I was set up! - Female drug convict wants to clear her name

May 29, 2017
Phoenicia Paisley

I was set up!

A St Ann woman, who spent 15 months at the North Carolina State Prison on cocaine related charges and was later deported to Jamaica in December 2016, is maintaining that she was set up and is determined to clear her name.

Phoenicia Paisley, 29, of Exchange in Ocho Rios, St Ann, was charged on July 28, 2015 with trafficking in cocaine and possession with intent to sell and deliver cocaine, after arriving at the Charlotte Douglas International Airport in the United Stated (US).

On instructions of her attorney, she pleaded guilty to attempted trafficking in cocaine by possession, and sentenced to 15 to 27 months in prison. She served the minimum time.

But Paisley is maintaining she is not a drug courier and that she was set up to transport the cocaine by a businessman with ties to politicians.

She is alleging that the man who set her up, whose name she mentioned, was charged in relation to a $85-million dollar fraud ring in January 2013, which she didn't know about when she was introduced to him by a friend in 2014. She said she was just told he had connections to an overseas work programme.

feel frustrated

In the long run, no job ever came. But the man had introduced her to a friend of his in North Carolina. After several months of communication, she became friends with the US-based man, who sent her a ticket to visit the US in 2015.

Paisley said both men asked her to take a bag from Jamaica to the US, with food items, including Horlicks. It turned out the Horlicks container had cocaine.

Her time in prison represented the lowest point in her life, Paisley said.

But now, she is back home and feels very angry.

"I feel frustrated and very angry because my case is unresolved. Unresolved in the sense that I'm innocent, and it's like I can't prove my innocence," she said.

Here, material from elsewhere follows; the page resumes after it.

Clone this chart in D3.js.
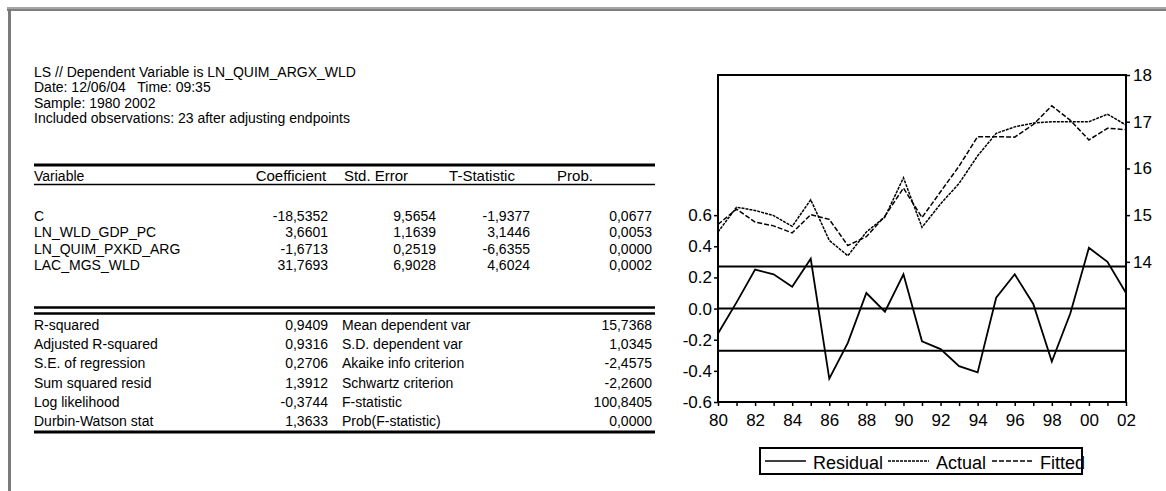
<!DOCTYPE html>
<html>
<head>
<meta charset="utf-8">
<script src="https://cdn.jsdelivr.net/npm/d3@7"></script>
<style>
  html, body { margin: 0; padding: 0; background: #fff; }
  svg { display: block; font-family: "Liberation Sans", Arial, sans-serif; }
  text { white-space: pre; }
</style>
</head>
<body>
<svg id="chart" width="1166" height="491"></svg>
<script>
// ---- Regression output (EViews style) ----
const headerLines = [
  "LS // Dependent Variable is LN_QUIM_ARGX_WLD",
  "Date: 12/06/04   Time: 09:35",
  "Sample: 1980 2002",
  "Included observations: 23 after adjusting endpoints"
];
const columnHeads = ["Variable", "Coefficient", "Std. Error", "T-Statistic", "Prob."];
const coefVars   = ["C", "LN_WLD_GDP_PC", "LN_QUIM_PXKD_ARG", "LAC_MGS_WLD"];
const coefValues = ["-18,5352", "3,6601", "-1,6713", "31,7693"];
const stdErrors  = ["9,5654", "1,1639", "0,2519", "6,9028"];
const tStats     = ["-1,9377", "3,1446", "-6,6355", "4,6024"];
const probs      = ["0,0677", "0,0053", "0,0000", "0,0002"];

const statLabelsL = ["R-squared", "Adjusted R-squared", "S.E. of regression",
                     "Sum squared resid", "Log likelihood", "Durbin-Watson stat"];
const statValuesL = ["0,9409", "0,9316", "0,2706", "1,3912", "-0,3744", "1,3633"];
const statLabelsR = ["Mean dependent var", "S.D. dependent var", "Akaike info criterion",
                     "Schwartz criterion", "F-statistic", "Prob(F-statistic)"];
const statValuesR = ["15,7368", "1,0345", "-2,4575", "-2,2600", "100,8405", "0,0000"];

// ---- Residual / Actual / Fitted series ----
const years    = d3.range(1980, 2003);
const residual = [-0.16, 0.04, 0.25, 0.22, 0.14, 0.32, -0.45, -0.22, 0.10, -0.02, 0.22, -0.21,
                  -0.26, -0.37, -0.41, 0.07, 0.22, 0.03, -0.34, -0.03, 0.39, 0.30, 0.10];
const actual   = [14.64, 15.17, 15.10, 14.99, 14.76, 15.33, 14.46, 14.13, 14.64, 14.96, 15.80, 14.74,
                  15.24, 15.68, 16.27, 16.75, 16.89, 16.97, 17.00, 17.00, 17.00, 17.16, 16.93];
const fitted   = [14.80, 15.13, 14.85, 14.77, 14.62, 15.01, 14.91, 14.35, 14.54, 14.98, 15.58, 14.95,
                  15.50, 16.05, 16.68, 16.68, 16.67, 16.94, 17.34, 17.03, 16.61, 16.86, 16.83];
const seRegression = 0.2706;
const residTicks = [-0.6, -0.4, -0.2, 0.0, 0.2, 0.4, 0.6];
const levelTicks = [14, 15, 16, 17, 18];
const legendNames = ["Residual", "Actual", "Fitted"];

const svg = d3.select("#chart");

// page frame
svg.append("rect").attr("x", 7).attr("y", 7).attr("width", 1159).attr("height", 2).attr("fill", "#a6a6a6");
svg.append("rect").attr("x", 7).attr("y", 9).attr("width", 1159).attr("height", 2).attr("fill", "#808080");
svg.append("rect").attr("x", 8).attr("y", 9).attr("width", 3).attr("height", 482).attr("fill", "#7a7a7a");

// ---- table ----
const T = svg.append("g").attr("font-size", 14).attr("fill", "#000");
const left = 34, right = 655;
headerLines.forEach((s, i) => T.append("text").attr("x", left).attr("y", 77 + i * 15.3).text(s));

T.append("line").attr("x1", left).attr("x2", right).attr("y1", 165).attr("y2", 165)
  .attr("stroke", "#000").attr("stroke-width", 3);
// column headings: first one left aligned, the others centred over their columns
const headX = [left, 291, 376, 482, 575];
columnHeads.forEach((s, i) => T.append("text")
  .attr("x", headX[i]).attr("y", 181).attr("font-size", i ? 15 : 14)
  .attr("text-anchor", i ? "middle" : "start").text(s));
T.append("line").attr("x1", left).attr("x2", right).attr("y1", 184.5).attr("y2", 184.5)
  .attr("stroke", "#000").attr("stroke-width", 1.5);

const colRight = [328, 436, 530, 652];
const rowY = i => 221 + i * 16.3;
coefVars.forEach((v, i) => {
  T.append("text").attr("x", left).attr("y", rowY(i)).text(v);
  [coefValues, stdErrors, tStats, probs].forEach((arr, c) =>
    T.append("text").attr("x", colRight[c]).attr("y", rowY(i)).attr("text-anchor", "end").text(arr[i]));
});

T.append("line").attr("x1", left).attr("x2", right).attr("y1", 307.5).attr("y2", 307.5)
  .attr("stroke", "#000").attr("stroke-width", 2.5);
T.append("line").attr("x1", left).attr("x2", right).attr("y1", 313.5).attr("y2", 313.5)
  .attr("stroke", "#000").attr("stroke-width", 2.5);

const statY = i => 330 + i * 19.2;
statLabelsL.forEach((s, i) => {
  T.append("text").attr("x", left).attr("y", statY(i)).text(s);
  T.append("text").attr("x", 328).attr("y", statY(i)).attr("text-anchor", "end").text(statValuesL[i]);
  T.append("text").attr("x", 342).attr("y", statY(i)).text(statLabelsR[i]);
  T.append("text").attr("x", 652).attr("y", statY(i)).attr("text-anchor", "end").text(statValuesR[i]);
});
T.append("line").attr("x1", left).attr("x2", right).attr("y1", 432).attr("y2", 432)
  .attr("stroke", "#000").attr("stroke-width", 3);

// ---- residual / actual / fitted graph ----
const x  = d3.scaleLinear().domain([1980, 2002]).range([718, 1126]);
const yL = d3.scaleLinear().domain([-0.6, 1.5]).range([402, 75]);
const yR = d3.scaleLinear().domain([11, 18]).range([402, 75]);
const G = svg.append("g");

// horizontal reference lines: zero and +/- one standard error
[seRegression, 0, -seRegression].forEach(v =>
  G.append("line").attr("x1", x(1980)).attr("x2", x(2002)).attr("y1", yL(v)).attr("y2", yL(v))
    .attr("stroke", "#000").attr("stroke-width", 2));

const lineR = d3.line().x((d, i) => x(years[i])).y(d => yL(d));
const lineV = d3.line().x((d, i) => x(years[i])).y(d => yR(d));
G.append("path").attr("d", lineV(actual)).attr("fill", "none").attr("stroke", "#000")
  .attr("stroke-width", 1.5).attr("stroke-dasharray", "3,1");
G.append("path").attr("d", lineV(fitted)).attr("fill", "none").attr("stroke", "#000")
  .attr("stroke-width", 1.5).attr("stroke-dasharray", "5,2");
G.append("path").attr("d", lineR(residual)).attr("fill", "none").attr("stroke", "#000")
  .attr("stroke-width", 1.8);

// plot box
G.append("rect").attr("x", x(1980)).attr("y", 75).attr("width", x(2002) - x(1980)).attr("height", 327)
  .attr("fill", "none").attr("stroke", "#000").attr("stroke-width", 2);

const styleAxis = g => {
  g.select(".domain").remove();
  g.selectAll("line").attr("stroke", "#000").attr("stroke-width", 1.5);
  g.selectAll("text").attr("fill", "#000").attr("font-size", 17)
    .attr("font-family", "Liberation Sans, Arial, sans-serif");
};
G.append("g").attr("transform", `translate(${x(1980)},0)`)
  .call(d3.axisLeft(yL).tickValues(residTicks).tickSize(4).tickPadding(2).tickFormat(d => d.toFixed(1)))
  .call(styleAxis);
G.append("g").attr("transform", `translate(${x(2002)},0)`)
  .call(d3.axisRight(yR).tickValues(levelTicks).tickSize(4).tickPadding(3).tickFormat(d => String(d)))
  .call(styleAxis);
G.append("g").attr("transform", "translate(0,402)")
  .call(d3.axisBottom(x).tickValues(years).tickSize(4).tickPadding(8)
    .tickFormat(d => d % 2 === 0 ? String(d).slice(2) : ""))
  .call(styleAxis);

// legend
const L = svg.append("g");
L.append("rect").attr("x", 760).attr("y", 448).attr("width", 322).attr("height", 26)
  .attr("fill", "none").attr("stroke", "#000").attr("stroke-width", 2);
const legX = [765, 888, 992];
const legDash = [null, "3,1", "5,2"];
legendNames.forEach((n, i) => {
  const ln = L.append("line").attr("x1", legX[i]).attr("x2", legX[i] + 41).attr("y1", 461).attr("y2", 461)
    .attr("stroke", "#000").attr("stroke-width", 1.5);
  if (legDash[i]) ln.attr("stroke-dasharray", legDash[i]);
  L.append("text").attr("x", legX[i] + 48).attr("y", 469).attr("font-size", 18).text(n);
});
</script>
</body>
</html>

Paisley said she is willing to testify in a court of law about what happened, but has not been able to contact the man since she returned to Jamaica.

Even his politician friends, whom she had met before being locked up, have refused to speak to her regarding his whereabouts, she says.

"If I go to court I will give the same information. I am willing to do that. I am not going to let it rest just like that. I refuse to be another Jamaican who has been used and abused and taken advantage of," said an adamant Paisley.

"People are saying I should be afraid for my life, but I am not afraid. I need justice to be served. I need the authorities to get this man and make him confess, admit that he was wrong and let the entire world know that I am innocent. He has messed up my reputation both locally and internationally. It's taking a toll on my life. I have to live with it every day of my life. I went to prison!

She continued: "They can't think I'm just going to go to prison and get deported and come here and live a normal life. There is nothing normal about my life anymore. I need to know where to go and how to go about it."

When THE STAR contacted a senior police officer in St Ann, he recommended that Paisley speak with a lawyer.